***** Given material *****

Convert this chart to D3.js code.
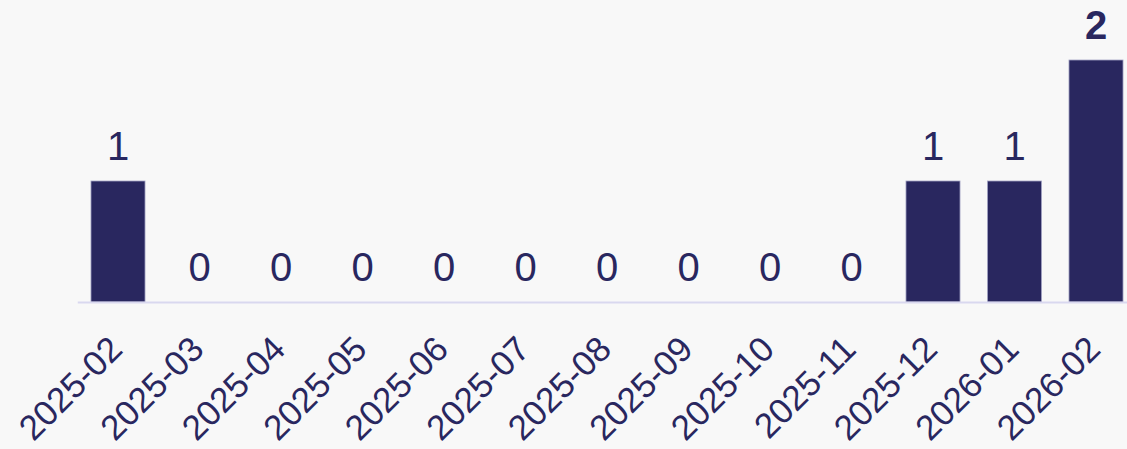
<!DOCTYPE html>
<html><head><meta charset="utf-8">
<script src="https://cdn.jsdelivr.net/npm/d3@7"></script>
<style>html,body{margin:0;padding:0;background:#f8f8f8;overflow:hidden}svg{display:block}</style>
</head><body><div id="chart"></div>
<script>
const categories = ["2025-02","2025-03","2025-04","2025-05","2025-06","2025-07","2025-08","2025-09","2025-10","2025-11","2025-12","2026-01","2026-02"];
const values = [1,0,0,0,0,0,0,0,0,0,1,1,2];
const highlight = ["2026-02"];

const W = 1127, H = 449;
const color = "#29275f";
const svg = d3.select("#chart").append("svg").attr("width", W).attr("height", H)
  .style("font-family", "'Liberation Sans', Arial, sans-serif");
svg.append("rect").attr("width", W).attr("height", H).attr("fill", "#f8f8f8");

const x = d3.scaleBand().domain(categories).range([77.25, 1136.75]).paddingInner(0.337).paddingOuter(0.1685);
const y = d3.scaleLinear().domain([0, 2]).range([302, 60]);

svg.selectAll("rect.bar").data(categories).join("rect").attr("class", "bar")
  .attr("x", d => x(d)).attr("width", x.bandwidth())
  .attr("y", (d, i) => y(values[i])).attr("height", (d, i) => y(0) - y(values[i]))
  .attr("fill", color).attr("stroke", "#a3a3c4").attr("stroke-width", 0.8);

const axis = svg.append("g").attr("transform", `translate(0,${y(0)})`)
  .call(d3.axisBottom(x).tickSize(0).tickPadding(0));
axis.select(".domain").attr("stroke", "#d9d8ef").attr("stroke-width", 2);
axis.selectAll("text")
  .attr("font-size", 35).attr("fill", color)
  .attr("text-anchor", "end")
  .attr("transform", "translate(-11,32) rotate(-45)")
  .attr("dy", "0.7em").attr("y", 0).attr("x", 0);

svg.selectAll("text.val").data(categories).join("text").attr("class", "val")
  .attr("x", d => x(d) + x.bandwidth() / 2)
  .attr("y", (d, i) => y(values[i]) - 21)
  .attr("text-anchor", "middle").attr("fill", color)
  .attr("font-size", 40)
  .attr("font-weight", d => highlight.includes(d) ? "bold" : "normal")
  .text((d, i) => values[i]);
</script></body></html>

*****

_Exercise requirements_. Pictures in the data above should not be copied; transcribe everything else exactly.

_Exercise solution_.
Convert this chart to D3.js code.
<!DOCTYPE html>
<html><head><meta charset="utf-8">
<script src="https://cdn.jsdelivr.net/npm/d3@7"></script>
<style>html,body{margin:0;padding:0;background:#f8f8f8;overflow:hidden}svg{display:block}</style>
</head><body><div id="chart"></div>
<script>
const categories = ["2025-02","2025-03","2025-04","2025-05","2025-06","2025-07","2025-08","2025-09","2025-10","2025-11","2025-12","2026-01","2026-02"];
const values = [1,0,0,0,0,0,0,0,0,0,1,1,2];
const highlight = ["2026-02"];

const W = 1127, H = 449;
const color = "#29275f";
const svg = d3.select("#chart").append("svg").attr("width", W).attr("height", H)
  .style("font-family", "'Liberation Sans', Arial, sans-serif");
svg.append("rect").attr("width", W).attr("height", H).attr("fill", "#f8f8f8");

const x = d3.scaleBand().domain(categories).range([77.25, 1136.75]).paddingInner(0.337).paddingOuter(0.1685);
const y = d3.scaleLinear().domain([0, 2]).range([302, 60]);

svg.selectAll("rect.bar").data(categories).join("rect").attr("class", "bar")
  .attr("x", d => x(d)).attr("width", x.bandwidth())
  .attr("y", (d, i) => y(values[i])).attr("height", (d, i) => y(0) - y(values[i]))
  .attr("fill", color).attr("stroke", "#a3a3c4").attr("stroke-width", 0.8);

const axis = svg.append("g").attr("transform", `translate(0,${y(0)})`)
  .call(d3.axisBottom(x).tickSize(0).tickPadding(0));
axis.select(".domain").attr("stroke", "#d9d8ef").attr("stroke-width", 2);
axis.selectAll("text")
  .attr("font-size", 35).attr("fill", color)
  .attr("text-anchor", "end")
  .attr("transform", "translate(-11,32) rotate(-45)")
  .attr("dy", "0.7em").attr("y", 0).attr("x", 0);

svg.selectAll("text.val").data(categories).join("text").attr("class", "val")
  .attr("x", d => x(d) + x.bandwidth() / 2)
  .attr("y", (d, i) => y(values[i]) - 21)
  .attr("text-anchor", "middle").attr("fill", color)
  .attr("font-size", 40)
  .attr("font-weight", d => highlight.includes(d) ? "bold" : "normal")
  .text((d, i) => values[i]);
</script></body></html>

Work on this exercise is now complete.